• **Exercise goal**
Extract word for word the lines of the listing from its start to the line holding "(ratio) at (1233,1008)", both ends kept; pictures are not part of the copy.

--- START OF Supplied material ---

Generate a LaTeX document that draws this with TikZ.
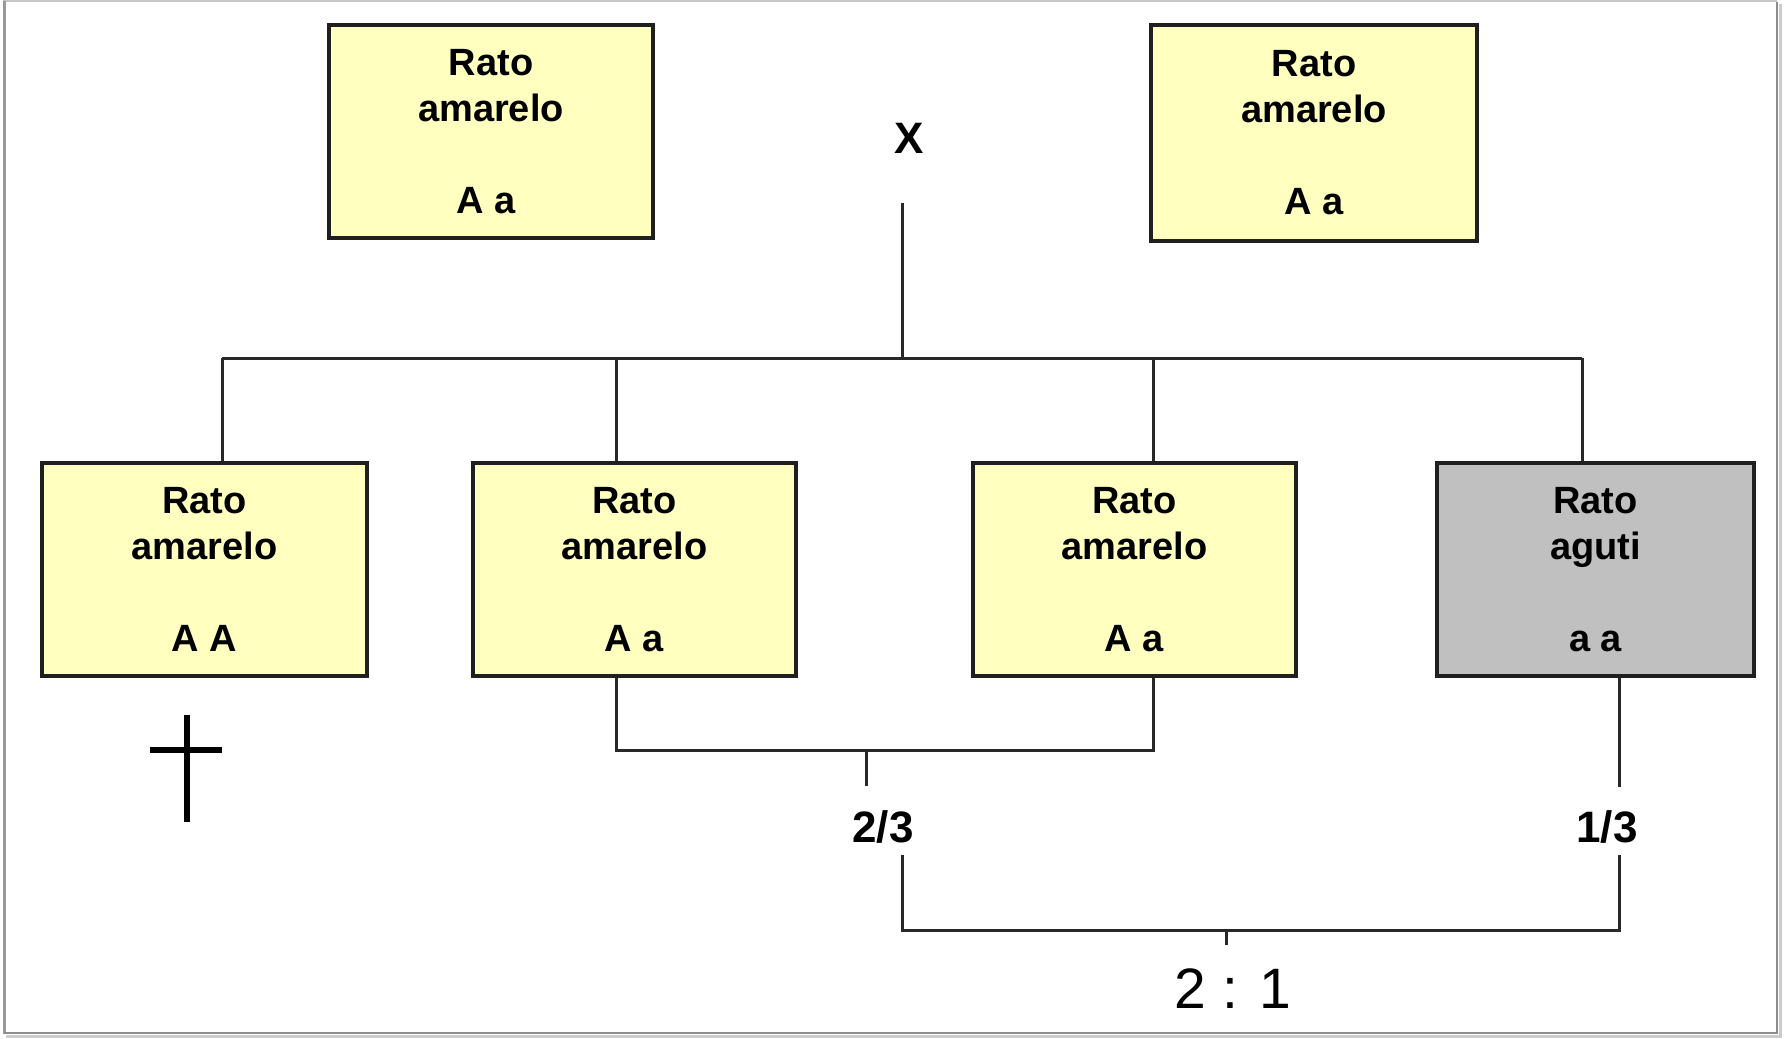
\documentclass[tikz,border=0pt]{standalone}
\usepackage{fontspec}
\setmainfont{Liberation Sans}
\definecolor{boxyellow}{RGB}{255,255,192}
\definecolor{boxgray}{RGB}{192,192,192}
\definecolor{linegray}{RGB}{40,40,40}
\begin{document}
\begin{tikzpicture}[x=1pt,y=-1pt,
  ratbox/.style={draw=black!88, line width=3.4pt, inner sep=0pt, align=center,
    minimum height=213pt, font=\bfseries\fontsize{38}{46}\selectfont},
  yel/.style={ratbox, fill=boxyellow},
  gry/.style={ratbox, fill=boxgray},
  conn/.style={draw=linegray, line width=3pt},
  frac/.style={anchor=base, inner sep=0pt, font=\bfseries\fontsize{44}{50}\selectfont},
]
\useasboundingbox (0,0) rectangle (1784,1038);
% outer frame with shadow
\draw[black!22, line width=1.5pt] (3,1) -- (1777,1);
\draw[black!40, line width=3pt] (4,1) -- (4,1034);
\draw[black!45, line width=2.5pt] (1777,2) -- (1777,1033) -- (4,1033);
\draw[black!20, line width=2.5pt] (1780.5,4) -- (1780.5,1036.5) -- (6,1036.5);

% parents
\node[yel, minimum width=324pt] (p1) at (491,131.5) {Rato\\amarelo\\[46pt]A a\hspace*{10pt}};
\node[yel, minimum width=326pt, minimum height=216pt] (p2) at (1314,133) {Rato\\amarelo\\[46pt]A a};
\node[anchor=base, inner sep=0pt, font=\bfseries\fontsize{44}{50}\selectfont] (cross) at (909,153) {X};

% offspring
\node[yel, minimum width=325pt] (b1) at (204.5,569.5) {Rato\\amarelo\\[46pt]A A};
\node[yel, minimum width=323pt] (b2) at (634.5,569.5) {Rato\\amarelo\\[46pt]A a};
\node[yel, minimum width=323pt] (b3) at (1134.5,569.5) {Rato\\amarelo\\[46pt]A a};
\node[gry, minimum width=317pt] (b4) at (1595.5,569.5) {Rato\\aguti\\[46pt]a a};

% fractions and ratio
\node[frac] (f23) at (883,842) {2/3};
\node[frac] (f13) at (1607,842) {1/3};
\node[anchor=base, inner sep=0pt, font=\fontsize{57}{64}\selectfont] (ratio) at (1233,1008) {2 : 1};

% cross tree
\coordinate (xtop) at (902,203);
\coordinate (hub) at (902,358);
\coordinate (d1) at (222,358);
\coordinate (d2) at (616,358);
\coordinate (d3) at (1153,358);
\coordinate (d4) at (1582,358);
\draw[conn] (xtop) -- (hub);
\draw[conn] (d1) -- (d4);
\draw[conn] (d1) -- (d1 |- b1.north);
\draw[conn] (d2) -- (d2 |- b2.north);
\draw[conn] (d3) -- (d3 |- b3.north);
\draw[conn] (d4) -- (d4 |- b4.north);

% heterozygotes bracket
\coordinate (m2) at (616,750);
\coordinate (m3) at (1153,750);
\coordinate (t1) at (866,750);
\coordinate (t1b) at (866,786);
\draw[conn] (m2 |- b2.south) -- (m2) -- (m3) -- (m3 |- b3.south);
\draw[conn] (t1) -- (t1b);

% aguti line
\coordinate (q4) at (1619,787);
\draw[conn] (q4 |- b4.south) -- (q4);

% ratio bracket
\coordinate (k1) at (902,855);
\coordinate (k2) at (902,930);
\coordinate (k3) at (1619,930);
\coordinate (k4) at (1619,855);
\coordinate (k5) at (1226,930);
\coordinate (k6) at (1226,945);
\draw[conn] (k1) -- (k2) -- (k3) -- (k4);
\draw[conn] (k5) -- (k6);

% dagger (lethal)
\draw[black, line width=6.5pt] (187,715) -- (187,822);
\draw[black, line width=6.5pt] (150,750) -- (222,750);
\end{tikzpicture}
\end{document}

--- END OF Supplied material ---

• **Task result**
Generate a LaTeX document that draws this with TikZ.
\documentclass[tikz,border=0pt]{standalone}
\usepackage{fontspec}
\setmainfont{Liberation Sans}
\definecolor{boxyellow}{RGB}{255,255,192}
\definecolor{boxgray}{RGB}{192,192,192}
\definecolor{linegray}{RGB}{40,40,40}
\begin{document}
\begin{tikzpicture}[x=1pt,y=-1pt,
  ratbox/.style={draw=black!88, line width=3.4pt, inner sep=0pt, align=center,
    minimum height=213pt, font=\bfseries\fontsize{38}{46}\selectfont},
  yel/.style={ratbox, fill=boxyellow},
  gry/.style={ratbox, fill=boxgray},
  conn/.style={draw=linegray, line width=3pt},
  frac/.style={anchor=base, inner sep=0pt, font=\bfseries\fontsize{44}{50}\selectfont},
]
\useasboundingbox (0,0) rectangle (1784,1038);
% outer frame with shadow
\draw[black!22, line width=1.5pt] (3,1) -- (1777,1);
\draw[black!40, line width=3pt] (4,1) -- (4,1034);
\draw[black!45, line width=2.5pt] (1777,2) -- (1777,1033) -- (4,1033);
\draw[black!20, line width=2.5pt] (1780.5,4) -- (1780.5,1036.5) -- (6,1036.5);

% parents
\node[yel, minimum width=324pt] (p1) at (491,131.5) {Rato\\amarelo\\[46pt]A a\hspace*{10pt}};
\node[yel, minimum width=326pt, minimum height=216pt] (p2) at (1314,133) {Rato\\amarelo\\[46pt]A a};
\node[anchor=base, inner sep=0pt, font=\bfseries\fontsize{44}{50}\selectfont] (cross) at (909,153) {X};

% offspring
\node[yel, minimum width=325pt] (b1) at (204.5,569.5) {Rato\\amarelo\\[46pt]A A};
\node[yel, minimum width=323pt] (b2) at (634.5,569.5) {Rato\\amarelo\\[46pt]A a};
\node[yel, minimum width=323pt] (b3) at (1134.5,569.5) {Rato\\amarelo\\[46pt]A a};
\node[gry, minimum width=317pt] (b4) at (1595.5,569.5) {Rato\\aguti\\[46pt]a a};

% fractions and ratio
\node[frac] (f23) at (883,842) {2/3};
\node[frac] (f13) at (1607,842) {1/3};
\node[anchor=base, inner sep=0pt, font=\fontsize{57}{64}\selectfont] (ratio) at (1233,1008) {2 : 1};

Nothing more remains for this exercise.